Wendy J. Nilsen, PhD

Title: Making Health Smarter

Bio:

Wendy Nilsen, Ph.D. is in the lead Program Director in the Smart and Connected Health program. Her work focuses on the intersection of technology and health.  This includes a wide range of methods for data collection, advanced analytics and the creation of effective cyber-human systems. Her interests span the areas of sensing, analytics, cyber-physical systems, information systems, big data and robotics.  More specifically, her efforts include: serving as cochair of the Health Information Technology Research and Development working group of the Networking and Information Technology Research and Development Program; the lead for the NSF/NIH Smart and Connected Health announcement; convening workshops to address methodology in technology in health research; serving on numerous federal technology initiatives; and, leading training institutes.
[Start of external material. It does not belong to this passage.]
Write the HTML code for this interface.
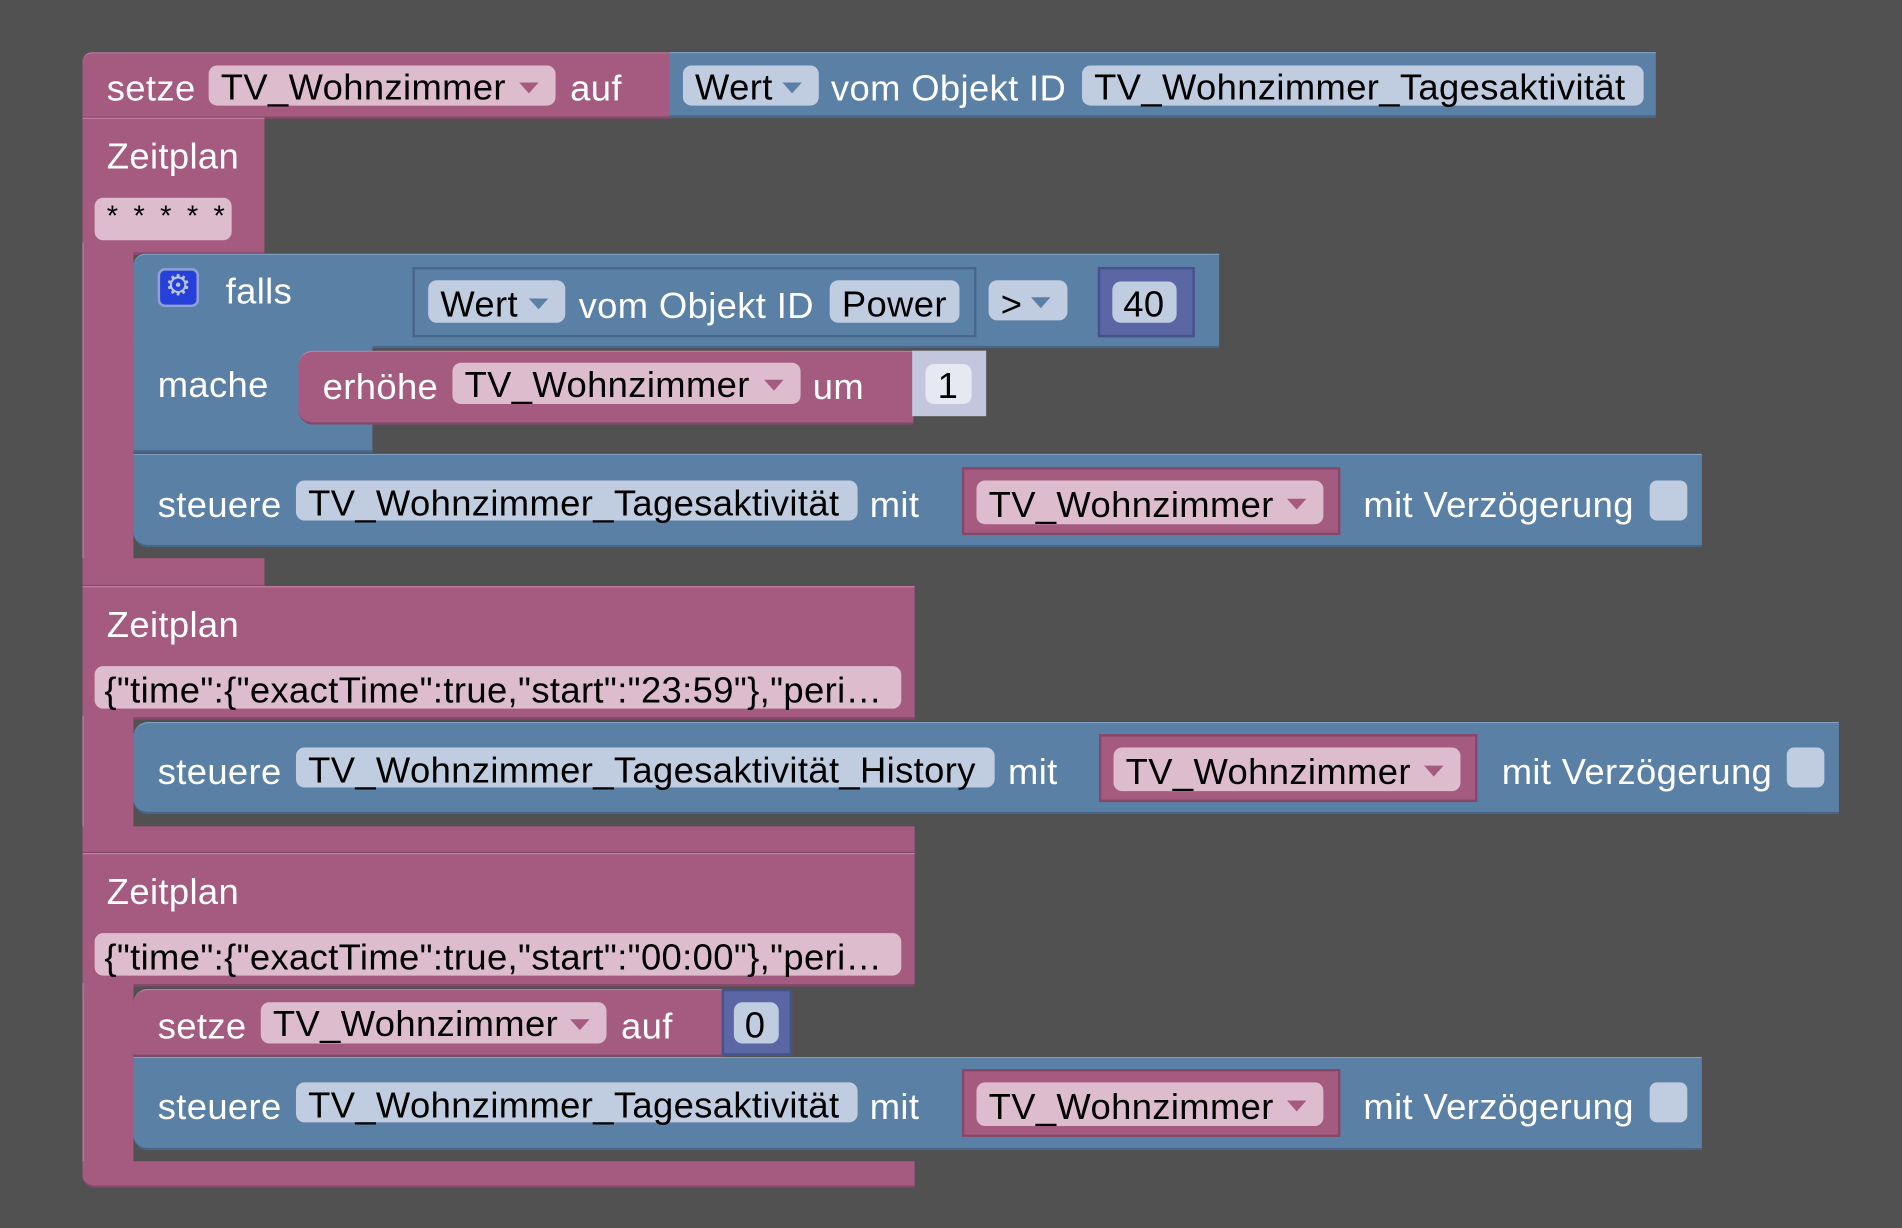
<!DOCTYPE html>
<html><head><meta charset="utf-8"><style>
html,body{margin:0;padding:0;background:#515151;width:1902px;height:1228px;overflow:hidden}
#s{position:absolute;left:0;top:0;width:1568px;height:1012px;transform:scale(1.21301,1.2134);transform-origin:0 0;font-family:"Liberation Sans",sans-serif;font-size:30px;letter-spacing:0.3px}
.b{position:absolute;box-sizing:border-box}
.p{background:#a55b80;border-top:1px solid #c27ea0;border-bottom:2px solid #84496a}
.u{background:#5b80a5;border-top:1px solid #7ea0c2;border-bottom:2px solid #48668a}
.v{background:#5b67a5;border:2px solid #48528a}
.w{position:absolute;color:#fff;white-space:nowrap;padding-top:3px}
.f{position:absolute;box-sizing:border-box;border-radius:7px;color:#000;white-space:nowrap;padding-left:10px;padding-top:2px}
.fp{background:#dcbccd}
.fb{background:#c0cce0}
.f i{position:absolute;right:14px;top:50%;margin-top:-3px;width:0;height:0;border-left:8px solid transparent;border-right:8px solid transparent;border-top:9px solid #a55b80}
.fb i{border-top-color:#5b80a5}
.ck{position:absolute;background:#c0cce0;border-radius:6px;width:31px;height:33px}
</style></head><body><div id="s">

<div class="b p" style="left:68px;top:43px;width:486px;height:55px;border-radius:8px 0 0 0"></div>
<div class="w" style="left:88px;top:54px;line-height:33px">setze</div>
<div class="f fp" style="left:172px;top:54px;width:286px;height:33px;line-height:33px">TV_Wohnzimmer<i></i></div>
<div class="w" style="left:470px;top:54px;line-height:33px">auf</div>
<div class="b u" style="left:552px;top:43px;width:813px;height:54px"></div>
<div class="f fb" style="left:563px;top:54px;width:112px;height:33px;line-height:33px">Wert<i></i></div>
<div class="w" style="left:685px;top:54px;line-height:33px">vom Objekt ID</div>
<div class="f fb" style="left:892px;top:54px;width:463px;height:33px;line-height:33px">TV_Wohnzimmer_Tagesaktivität</div>

<div class="b p" style="left:68px;top:97px;width:150px;height:113px"></div>
<div class="b p" style="left:68px;top:200px;width:42px;height:283px;border-top:none;border-left:1px solid #c27ea0"></div>
<div class="b p" style="left:68px;top:460px;width:150px;height:24px;border-top:none"></div>
<div class="w" style="left:88px;top:110px;line-height:33px">Zeitplan</div>
<div class="f fp" style="left:78px;top:163px;width:113px;height:35px;line-height:28px;font-size:24px;letter-spacing:3px">* * * * *</div>

<div class="b u" style="left:110px;top:209px;width:895px;height:78px;border-radius:10px 0 0 0"></div>
<div class="b u" style="left:110px;top:280px;width:197px;height:93px;border-top:none"></div>
<div class="b" style="left:130px;top:221px;width:34px;height:32px;background:#2740d9;border:2px solid #8ea2d6;border-radius:6px;color:#b8c6e6;font-size:24px;line-height:26px;text-align:center">⚙</div>
<div class="w" style="left:186px;top:221px;line-height:33px">falls</div>
<div class="b u" style="left:340px;top:220px;width:465px;height:58px;border:2px solid #48668a"></div>
<div class="f fb" style="left:353px;top:231px;width:113px;height:35px;line-height:37px">Wert<i></i></div>
<div class="w" style="left:477px;top:232px;line-height:35px">vom Objekt ID</div>
<div class="f fb" style="left:684px;top:231px;width:107px;height:35px;line-height:37px">Power</div>
<div class="f fb" style="left:815px;top:231px;width:65px;height:33px;line-height:37px">&gt;<i></i></div>
<div class="b v" style="left:905px;top:220px;width:80px;height:58px"></div>
<div class="f fb" style="left:917px;top:232px;width:53px;height:34px;line-height:36px;padding-left:9px">40</div>
<div class="w" style="left:130px;top:298px;line-height:33px">mache</div>
<div class="b p" style="left:246px;top:289px;width:507px;height:61px;border-radius:12px 0 0 12px"></div>
<div class="w" style="left:266px;top:300px;line-height:33px">erhöhe</div>
<div class="f fp" style="left:373px;top:299px;width:287px;height:34px;line-height:34px">TV_Wohnzimmer<i></i></div>
<div class="w" style="left:670px;top:300px;line-height:33px">um</div>
<div class="b" style="left:752px;top:289px;width:61px;height:54px;background:#c3c7de"></div>
<div class="f" style="left:763px;top:300px;width:38px;height:33px;line-height:33px;background:#e6e8f2">1</div>

<div class="b u" style="left:110px;top:374px;width:1293px;height:77px;border-radius:0 0 0 12px"></div>
<div class="w" style="left:130px;top:396px;line-height:35px">steuere</div>
<div class="f fb" style="left:244px;top:396px;width:463px;height:33px;line-height:35px">TV_Wohnzimmer_Tagesaktivität</div>
<div class="w" style="left:717px;top:396px;line-height:35px">mit</div>
<div class="b p" style="left:793px;top:385px;width:312px;height:56px;border:2px solid #84496a"></div>
<div class="f fp" style="left:805px;top:396px;width:286px;height:36px;line-height:38px">TV_Wohnzimmer<i></i></div>
<div class="w" style="left:1124px;top:396px;line-height:35px">mit Verzögerung</div>
<div class="ck" style="left:1360px;top:396px"></div>

<div class="b p" style="left:68px;top:483px;width:686px;height:110px"></div>
<div class="b p" style="left:68px;top:590px;width:42px;height:113px;border-top:none;border-left:1px solid #c27ea0"></div>
<div class="b p" style="left:68px;top:681px;width:686px;height:23px;border-top:none"></div>
<div class="w" style="left:88px;top:496px;line-height:33px">Zeitplan</div>
<div class="f fp" style="left:78px;top:549px;width:665px;height:35px;line-height:37px;padding-left:8px">{"time":{"exactTime":true,"start":"23:59"},"peri…</div>
<div class="b u" style="left:110px;top:595px;width:1406px;height:76px;border-radius:12px 0 0 12px"></div>
<div class="w" style="left:130px;top:616px;line-height:35px">steuere</div>
<div class="f fb" style="left:244px;top:616px;width:576px;height:33px;line-height:35px">TV_Wohnzimmer_Tagesaktivität_History</div>
<div class="w" style="left:831px;top:616px;line-height:35px">mit</div>
<div class="b p" style="left:906px;top:605px;width:312px;height:56px;border:2px solid #84496a"></div>
<div class="f fp" style="left:918px;top:616px;width:286px;height:36px;line-height:38px">TV_Wohnzimmer<i></i></div>
<div class="w" style="left:1238px;top:616px;line-height:35px">mit Verzögerung</div>
<div class="ck" style="left:1473px;top:616px"></div>

<div class="b p" style="left:68px;top:703px;width:686px;height:110px"></div>
<div class="b p" style="left:68px;top:810px;width:42px;height:168px;border-top:none;border-left:1px solid #c27ea0;border-radius:0 0 0 10px"></div>
<div class="b p" style="left:68px;top:957px;width:686px;height:22px;border-top:none;border-radius:0 0 0 10px"></div>
<div class="w" style="left:88px;top:716px;line-height:33px">Zeitplan</div>
<div class="f fp" style="left:78px;top:769px;width:665px;height:35px;line-height:37px;padding-left:8px">{"time":{"exactTime":true,"start":"00:00"},"peri…</div>
<div class="b p" style="left:110px;top:815px;width:486px;height:56px;border-radius:12px 0 0 0"></div>
<div class="w" style="left:130px;top:827px;line-height:33px">setze</div>
<div class="f fp" style="left:215px;top:826px;width:285px;height:34px;line-height:34px">TV_Wohnzimmer<i></i></div>
<div class="w" style="left:512px;top:827px;line-height:33px">auf</div>
<div class="b v" style="left:595px;top:815px;width:58px;height:55px"></div>
<div class="f fb" style="left:605px;top:826px;width:37px;height:34px;line-height:36px;padding-left:9px">0</div>
<div class="b u" style="left:110px;top:871px;width:1293px;height:77px;border-radius:0 0 0 12px"></div>
<div class="w" style="left:130px;top:892px;line-height:35px">steuere</div>
<div class="f fb" style="left:244px;top:892px;width:463px;height:33px;line-height:35px">TV_Wohnzimmer_Tagesaktivität</div>
<div class="w" style="left:717px;top:892px;line-height:35px">mit</div>
<div class="b p" style="left:793px;top:881px;width:312px;height:56px;border:2px solid #84496a"></div>
<div class="f fp" style="left:805px;top:892px;width:286px;height:36px;line-height:38px">TV_Wohnzimmer<i></i></div>
<div class="w" style="left:1124px;top:892px;line-height:35px">mit Verzögerung</div>
<div class="ck" style="left:1360px;top:892px"></div>

</div></body></html>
Prior to joining NSF, Wendy was at the National Institutes of Health.

Abstract:

Personalized medicine and prevention approaches, aided by new sensing, analytics, language, visualization and interface methods, have the potential to transform health from reactive treatments based on deviations from population-level data to one in which intervention and prevention is tailored to individual characteristics. While this may be our ideal state, to make this happen will require a range of new fundamental scientific advances across computing, engineering and the behavioral and social sciences in concert with the efforts of the biomedical research community. These partnerships are needed because the solutions to complex health problems and processes must effectively satisfy a multitude of constraints arising from heterogeneity of data, semantic mismatch, limitations of current cyber physical systems, lack of ground truth, cultural dynamics, cognitive limitations, and barriers to patient, provider and caregiver behavioral change. This talk explores the opportunities and challenges in developing a smarter health ecosystem and highlights promising new areas of research.